» **Given task**
In the entries below, find the line containing "Write a LaTeX" and the line containing "(d4) at (295.5,347.5)". Copy those two lines and everything between them exactly, without the pictures.

» **Entries with chart source code**

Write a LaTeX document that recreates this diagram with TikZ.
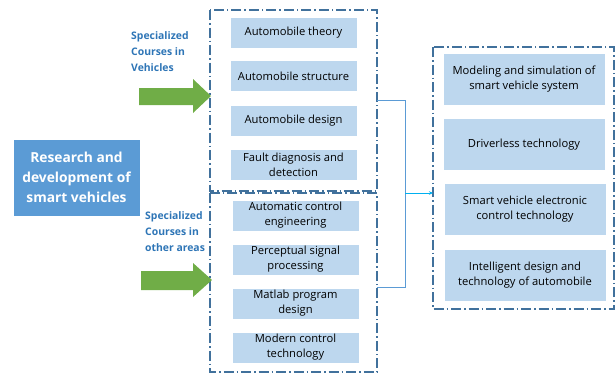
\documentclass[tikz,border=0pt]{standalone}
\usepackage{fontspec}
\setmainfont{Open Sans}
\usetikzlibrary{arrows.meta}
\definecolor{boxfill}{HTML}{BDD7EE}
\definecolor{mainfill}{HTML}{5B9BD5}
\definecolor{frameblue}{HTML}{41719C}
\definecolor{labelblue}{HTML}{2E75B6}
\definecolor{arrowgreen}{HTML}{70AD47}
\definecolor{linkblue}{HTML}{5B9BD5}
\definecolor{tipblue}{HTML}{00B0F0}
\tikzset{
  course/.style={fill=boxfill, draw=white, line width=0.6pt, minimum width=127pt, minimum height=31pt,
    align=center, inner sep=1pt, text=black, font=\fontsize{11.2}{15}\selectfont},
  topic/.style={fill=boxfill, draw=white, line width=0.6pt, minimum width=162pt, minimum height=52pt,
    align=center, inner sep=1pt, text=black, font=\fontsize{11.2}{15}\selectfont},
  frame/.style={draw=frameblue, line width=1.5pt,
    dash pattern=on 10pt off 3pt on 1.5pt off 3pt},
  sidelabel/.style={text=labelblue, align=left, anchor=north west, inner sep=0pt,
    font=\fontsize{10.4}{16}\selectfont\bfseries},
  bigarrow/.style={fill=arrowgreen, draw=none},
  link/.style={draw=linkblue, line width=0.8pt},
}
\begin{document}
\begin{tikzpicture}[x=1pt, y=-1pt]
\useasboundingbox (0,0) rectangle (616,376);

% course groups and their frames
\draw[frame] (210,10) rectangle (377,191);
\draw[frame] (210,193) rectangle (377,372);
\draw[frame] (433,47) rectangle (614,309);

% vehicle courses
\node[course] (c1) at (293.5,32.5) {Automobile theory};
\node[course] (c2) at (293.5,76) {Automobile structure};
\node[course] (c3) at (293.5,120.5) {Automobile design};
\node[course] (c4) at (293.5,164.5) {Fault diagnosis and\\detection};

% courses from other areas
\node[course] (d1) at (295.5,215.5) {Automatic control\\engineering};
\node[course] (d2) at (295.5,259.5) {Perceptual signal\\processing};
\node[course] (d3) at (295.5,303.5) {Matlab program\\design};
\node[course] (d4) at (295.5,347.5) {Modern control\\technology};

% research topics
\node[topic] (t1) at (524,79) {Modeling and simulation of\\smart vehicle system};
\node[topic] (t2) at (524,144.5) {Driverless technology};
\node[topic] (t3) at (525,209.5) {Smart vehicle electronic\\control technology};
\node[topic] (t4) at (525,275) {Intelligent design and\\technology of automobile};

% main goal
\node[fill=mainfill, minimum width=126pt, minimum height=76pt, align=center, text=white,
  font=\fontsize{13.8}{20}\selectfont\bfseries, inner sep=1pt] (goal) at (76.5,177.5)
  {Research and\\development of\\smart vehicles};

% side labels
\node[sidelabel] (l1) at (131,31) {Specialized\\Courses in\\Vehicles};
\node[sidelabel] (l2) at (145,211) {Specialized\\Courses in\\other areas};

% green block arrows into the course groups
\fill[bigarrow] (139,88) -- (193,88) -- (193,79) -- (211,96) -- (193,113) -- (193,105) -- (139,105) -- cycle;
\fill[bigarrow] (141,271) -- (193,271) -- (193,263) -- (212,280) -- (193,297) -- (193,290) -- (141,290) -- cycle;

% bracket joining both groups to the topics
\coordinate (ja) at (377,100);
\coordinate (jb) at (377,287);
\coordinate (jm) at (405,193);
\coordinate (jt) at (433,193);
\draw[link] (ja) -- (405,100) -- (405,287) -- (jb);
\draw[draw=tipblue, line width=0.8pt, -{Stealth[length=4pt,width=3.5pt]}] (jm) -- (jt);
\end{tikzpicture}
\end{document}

---

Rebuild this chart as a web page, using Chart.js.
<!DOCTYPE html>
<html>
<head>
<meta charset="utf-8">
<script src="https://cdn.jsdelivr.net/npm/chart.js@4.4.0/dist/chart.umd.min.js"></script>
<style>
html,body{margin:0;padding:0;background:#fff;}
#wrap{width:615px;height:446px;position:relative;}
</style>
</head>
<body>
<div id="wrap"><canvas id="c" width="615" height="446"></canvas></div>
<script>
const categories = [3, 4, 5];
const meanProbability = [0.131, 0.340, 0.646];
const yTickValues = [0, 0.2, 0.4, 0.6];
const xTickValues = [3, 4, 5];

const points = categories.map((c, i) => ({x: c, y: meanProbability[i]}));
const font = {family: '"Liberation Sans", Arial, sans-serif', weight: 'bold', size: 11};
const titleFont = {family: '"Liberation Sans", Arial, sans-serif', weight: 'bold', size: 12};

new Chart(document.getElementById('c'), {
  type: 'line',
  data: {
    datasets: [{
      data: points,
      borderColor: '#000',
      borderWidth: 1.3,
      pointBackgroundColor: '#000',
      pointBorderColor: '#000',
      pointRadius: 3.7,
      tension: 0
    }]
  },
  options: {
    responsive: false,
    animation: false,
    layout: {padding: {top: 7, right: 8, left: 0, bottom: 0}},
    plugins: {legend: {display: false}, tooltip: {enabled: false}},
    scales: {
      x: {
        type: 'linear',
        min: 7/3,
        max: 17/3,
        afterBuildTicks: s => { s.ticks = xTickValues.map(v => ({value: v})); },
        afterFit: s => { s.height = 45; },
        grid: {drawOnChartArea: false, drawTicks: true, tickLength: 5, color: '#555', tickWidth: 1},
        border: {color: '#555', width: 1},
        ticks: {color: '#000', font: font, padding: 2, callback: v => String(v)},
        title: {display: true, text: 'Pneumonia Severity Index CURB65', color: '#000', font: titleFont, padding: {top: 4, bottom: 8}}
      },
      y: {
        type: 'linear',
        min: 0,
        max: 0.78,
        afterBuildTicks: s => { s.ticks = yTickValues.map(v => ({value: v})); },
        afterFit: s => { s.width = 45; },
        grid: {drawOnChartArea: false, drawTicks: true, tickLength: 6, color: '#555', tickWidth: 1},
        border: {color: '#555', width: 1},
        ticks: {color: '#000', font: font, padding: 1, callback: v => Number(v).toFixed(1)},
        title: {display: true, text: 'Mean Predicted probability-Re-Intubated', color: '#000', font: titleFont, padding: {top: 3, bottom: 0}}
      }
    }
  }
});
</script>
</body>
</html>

» **Output of the task**
Write a LaTeX document that recreates this diagram with TikZ.
\documentclass[tikz,border=0pt]{standalone}
\usepackage{fontspec}
\setmainfont{Open Sans}
\usetikzlibrary{arrows.meta}
\definecolor{boxfill}{HTML}{BDD7EE}
\definecolor{mainfill}{HTML}{5B9BD5}
\definecolor{frameblue}{HTML}{41719C}
\definecolor{labelblue}{HTML}{2E75B6}
\definecolor{arrowgreen}{HTML}{70AD47}
\definecolor{linkblue}{HTML}{5B9BD5}
\definecolor{tipblue}{HTML}{00B0F0}
\tikzset{
  course/.style={fill=boxfill, draw=white, line width=0.6pt, minimum width=127pt, minimum height=31pt,
    align=center, inner sep=1pt, text=black, font=\fontsize{11.2}{15}\selectfont},
  topic/.style={fill=boxfill, draw=white, line width=0.6pt, minimum width=162pt, minimum height=52pt,
    align=center, inner sep=1pt, text=black, font=\fontsize{11.2}{15}\selectfont},
  frame/.style={draw=frameblue, line width=1.5pt,
    dash pattern=on 10pt off 3pt on 1.5pt off 3pt},
  sidelabel/.style={text=labelblue, align=left, anchor=north west, inner sep=0pt,
    font=\fontsize{10.4}{16}\selectfont\bfseries},
  bigarrow/.style={fill=arrowgreen, draw=none},
  link/.style={draw=linkblue, line width=0.8pt},
}
\begin{document}
\begin{tikzpicture}[x=1pt, y=-1pt]
\useasboundingbox (0,0) rectangle (616,376);

% course groups and their frames
\draw[frame] (210,10) rectangle (377,191);
\draw[frame] (210,193) rectangle (377,372);
\draw[frame] (433,47) rectangle (614,309);

% vehicle courses
\node[course] (c1) at (293.5,32.5) {Automobile theory};
\node[course] (c2) at (293.5,76) {Automobile structure};
\node[course] (c3) at (293.5,120.5) {Automobile design};
\node[course] (c4) at (293.5,164.5) {Fault diagnosis and\\detection};

% courses from other areas
\node[course] (d1) at (295.5,215.5) {Automatic control\\engineering};
\node[course] (d2) at (295.5,259.5) {Perceptual signal\\processing};
\node[course] (d3) at (295.5,303.5) {Matlab program\\design};
\node[course] (d4) at (295.5,347.5) {Modern control\\technology};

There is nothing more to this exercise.